Vol. 12 #26: Thursday, June 7, 2007
Calgary's News & Entertainment Weekly
FFWD Weekly
FILM
by ANDREA CAMPBELL
Happily never after
After the Wedding is full of satisfying twists
>>REVIEW
AFTER THE WEDDING
STARRING Mads Mikkelsen, Rolf Lassgård, Sidse Babett Knudse, Stine Fischer Christensen and Christian Tafdrup
DIRECTED BY Suzanne Bier
Opens Friday, June 8
The Globe

Irony may be dead, but that doesn’t mean the only other option is sentimentality. Nominated for a 2006 Academy award for best foreign film, Denmark’s After The Wedding refuses to shock, push a social message or make a moral judgment, but the result is far from dispassionate. Co-writers Susanne Bier and Anders Thomas Jensen use character closeups instead of social commentary in their story of familial unravelling. Though the film’s premise is familiar, Bier’s direction evades conventionality and produces a compelling story steeped in simmering disquietude.

Jacob (Mads Mikkelsen, recognizable from his villainous role in Casino Royale) returns to Copenhagen from his orphanage work in India to request grant money from billionaire Jørgen Hansonn (Rolf Lassgard). Jørgen invites Jacob to the wedding of his daughter Anna (Stine Fischer Christensen, seen in last year’s startling Princess), and promises to revisit Jacob’s proposal after the ceremony. However, when Jacob sees Jorgen’s wife Helene (Sidse Babett Knudsen), his past and his future collide and he finds himself caught between the distant life he’s created and the one he left behind.

As his past unfurls, a series of twists lead from one scene to the next, but they don’t feel manipulative or goading. Neither the director nor any one person professes to know the next turn. When Jacob asks, "Is there something you’re not telling me?" he echoes the audience’s thoughts. As each small mystery reveals itself, Bier doesn’t resort to the shock value or irony now inherent in dramas. Rather, she instead pushes past spectacle and focuses on the realistic happenings of a family on the brink of collapse. Not dependent on music cues or flashy camera moves, Bier relies on her actors to tell the story, using close-ups to focus on their internal tension, keeping them at once smouldering and restrained.

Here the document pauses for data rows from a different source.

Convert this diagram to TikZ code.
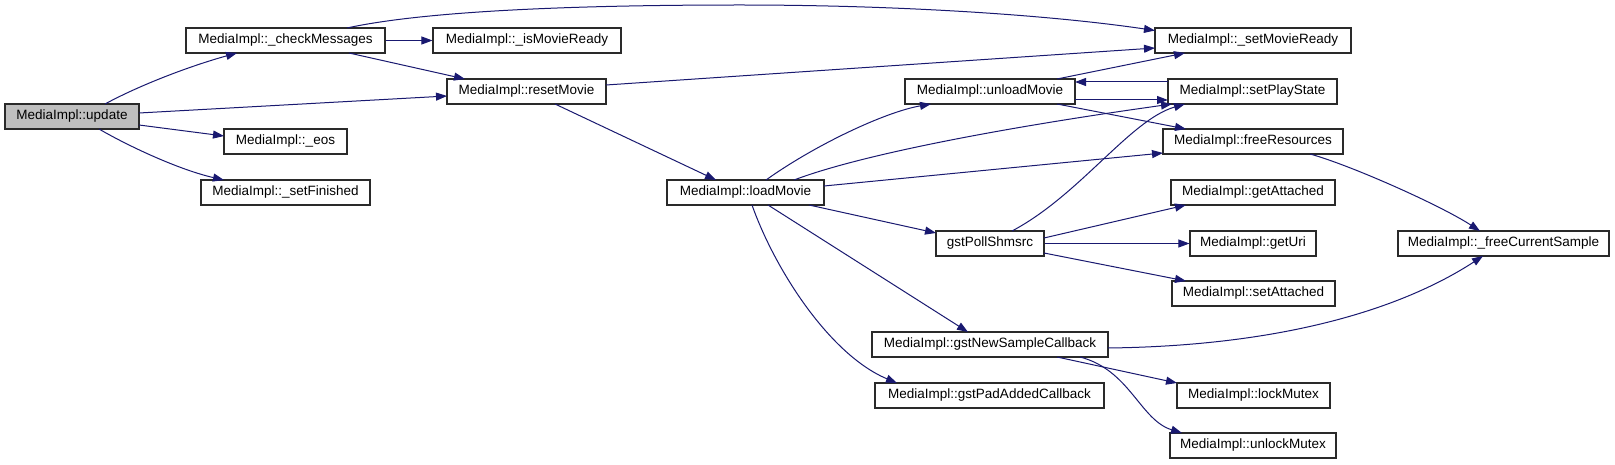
\documentclass[tikz,border=0pt]{standalone}
\usepackage{fontspec}
\setmainfont{Liberation Sans}
\usetikzlibrary{arrows.meta,calc}
\definecolor{edgecol}{HTML}{191970}
\definecolor{grayfill}{HTML}{BFBFBF}
\definecolor{boxline}{HTML}{2A2A2A}
\begin{document}
\begin{tikzpicture}[x=1pt,y=-1pt,
  box/.style={draw=boxline,line width=1.1pt,fill=white,minimum height=25pt,inner sep=0pt,font=\fontsize{13.5}{16}\selectfont},
  cg/.style={draw=edgecol,line width=1pt,-{Triangle[length=11pt,width=8pt]}}]
\useasboundingbox[fill=white] (0,0) rectangle (1615,465);
% nodes
\node[box,minimum width=134pt,fill=grayfill] (up) at (72,116.5) {MediaImpl::update};
\node[box,minimum width=199pt] (cm) at (285.5,40.5) {MediaImpl::\_checkMessages};
\node[box,minimum width=188pt] (imr) at (527,40.5) {MediaImpl::\_isMovieReady};
\node[box,minimum width=159pt] (rm) at (526.5,91.5) {MediaImpl::resetMovie};
\node[box,minimum width=123pt] (eos) at (285.5,141.5) {MediaImpl::\_eos};
\node[box,minimum width=169pt] (sf) at (285.5,192.5) {MediaImpl::\_setFinished};
\node[box,minimum width=157pt] (lm) at (745.5,192.5) {MediaImpl::loadMovie};
\node[box,minimum width=170pt] (um) at (990,91.5) {MediaImpl::unloadMovie};
\node[box,minimum width=196pt] (smr) at (1253,40.5) {MediaImpl::\_setMovieReady};
\node[box,minimum width=169pt] (sps) at (1252.5,91.5) {MediaImpl::setPlayState};
\node[box,minimum width=180pt] (fr) at (1253,141.5) {MediaImpl::freeResources};
\node[box,minimum width=164pt] (ga) at (1253,192.5) {MediaImpl::getAttached};
\node[box,minimum width=108pt] (gps) at (990,243.5) {gstPollShmsrc};
\node[box,minimum width=126pt] (gu) at (1253,243.5) {MediaImpl::getUri};
\node[box,minimum width=163pt] (sa) at (1253.5,293.5) {MediaImpl::setAttached};
\node[box,minimum width=211pt] (fcs) at (1503.5,243.5) {MediaImpl::\_freeCurrentSample};
\node[box,minimum width=236pt] (gns) at (990,344.5) {MediaImpl::gstNewSampleCallback};
\node[box,minimum width=229pt] (gpa) at (989.5,395.5) {MediaImpl::gstPadAddedCallback};
\node[box,minimum width=153pt] (lmx) at (1253.5,395.5) {MediaImpl::lockMutex};
\node[box,minimum width=166pt] (ulm) at (1253,445.5) {MediaImpl::unlockMutex};
% edges
\draw[cg] ($(up)+(33,-12.5)$) .. controls (140,85) and (190,66) .. ($(cm)+(-48.5,12.5)$);
\draw[cg] ($(up)+(67,-3.5)$) -- ($(rm)+(-79.5,4.5)$);
\draw[cg] ($(up)+(67,8.5)$) -- ($(eos)+(-61.5,-5.5)$);
\draw[cg] ($(up)+(27,12.5)$) .. controls (130,147) and (180,170) .. ($(sf)+(-61.5,-12.5)$);
\draw[cg] (cm.east) -- (imr.west);
\draw[cg] ($(cm)+(63.5,12.5)$) -- ($(rm)+(-61.5,-12.5)$);
\draw[cg] ($(cm)+(61.5,-12.5)$) .. controls (420,12) and (560,5) .. (740,5) .. controls (900,5) and (1050,15) .. ($(smr)+(-98,-10)$);
\draw[cg] ($(rm)+(79.5,-6.5)$) -- ($(smr)+(-98,7.5)$);
\draw[cg] ($(rm)+(28.5,12.5)$) -- ($(lm)+(-29.5,-12.5)$);
\draw[cg] ($(lm)+(20.5,-12.5)$) .. controls (815,145) and (885,112) .. ($(um)+(-59,12.5)$);
\draw[cg] ($(lm)+(48.5,-12.5)$) .. controls (860,155) and (1000,128) .. ($(sps)+(-80.5,12.5)$);
\draw[cg] ($(lm)+(78.5,-6.5)$) -- ($(fr)+(-90,11.5)$);
\draw[cg] ($(lm)+(63.5,12.5)$) -- ($(gps)+(-54,-10.5)$);
\draw[cg] ($(lm)+(22.5,12.5)$) -- ($(gns)+(-22,-12.5)$);
\draw[cg] ($(lm)+(6.5,12.5)$) .. controls (775,270) and (830,355) .. ($(gpa)+(-92.5,-12.5)$);
\draw[cg] ($(um)+(67,-12.5)$) -- ($(smr)+(-68,12.5)$);
\draw[cg] ($(um)+(85,8.5)$) -- ($(sps)+(-84.5,8.5)$);
\draw[cg] ($(um)+(67,12.5)$) -- ($(fr)+(-67,-12.5)$);
\draw[cg] ($(sps)+(-84.5,-9.5)$) -- ($(um)+(85,-9.5)$);
\draw[cg] ($(gps)+(22,-12.5)$) .. controls (1080,195) and (1130,120) .. ($(sps)+(-67.5,12.5)$);
\draw[cg] ($(gps)+(54,-5.5)$) -- ($(ga)+(-67,12.5)$);
\draw[cg] (gps.east) -- (gu.west);
\draw[cg] ($(gps)+(54,9.5)$) -- ($(sa)+(-67.5,-12.5)$);
\draw[cg] ($(fr)+(57,12.5)$) .. controls (1350,165) and (1440,205) .. ($(fcs)+(-23.5,-12.5)$);
\draw[cg] ($(gns)+(118,3.5)$) .. controls (1280,346) and (1400,310) .. ($(fcs)+(-20.5,12.5)$);
\draw[cg] ($(gns)+(67,12.5)$) -- ($(lmx)+(-76.5,-12.5)$);
\draw[cg] ($(gns)+(90,12.5)$) .. controls (1130,370) and (1140,420) .. ($(ulm)+(-71,-12.5)$);
\end{tikzpicture}
\end{document}
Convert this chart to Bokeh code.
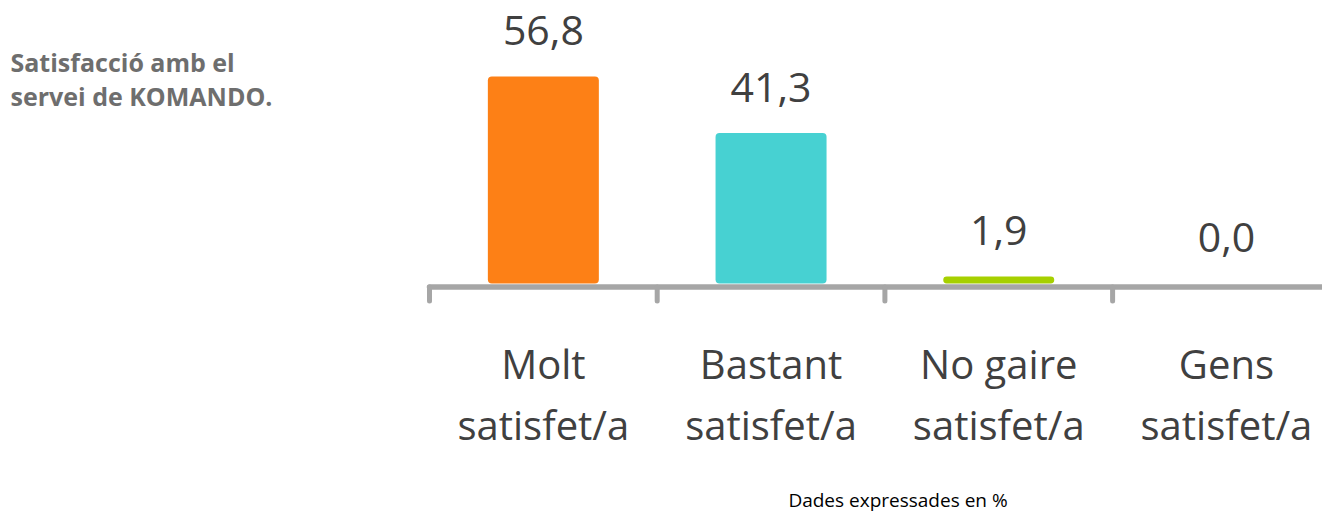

The understated performances keep the film from reaching its climax too early. Mikkelsen, especially, gives a harrowing portrayal of a man forced to choose between two roads to personal retribution. The restlessness builds gradually as Jacob’s connection to the Hansonns unfolds, and Bier keeps potential soap-opera fodder in check, giving enough time to allow clichés to transform into textured plot points. As these points climb toward the climax, however, the film loses its composure and slides over the line into melodrama. The tension that was allowed to simmer boils over, and after such a carefully crafted build-up, the conclusion is overbearing and oversimplified.

Still, the harnessed, sober storytelling that characterizes most of the film makes up for the comparative triteness of its ending. After the Wedding revels in quietness and by evading cynicism and sentimentality, leaves an echo that will outlast any last-minute-twist gasp.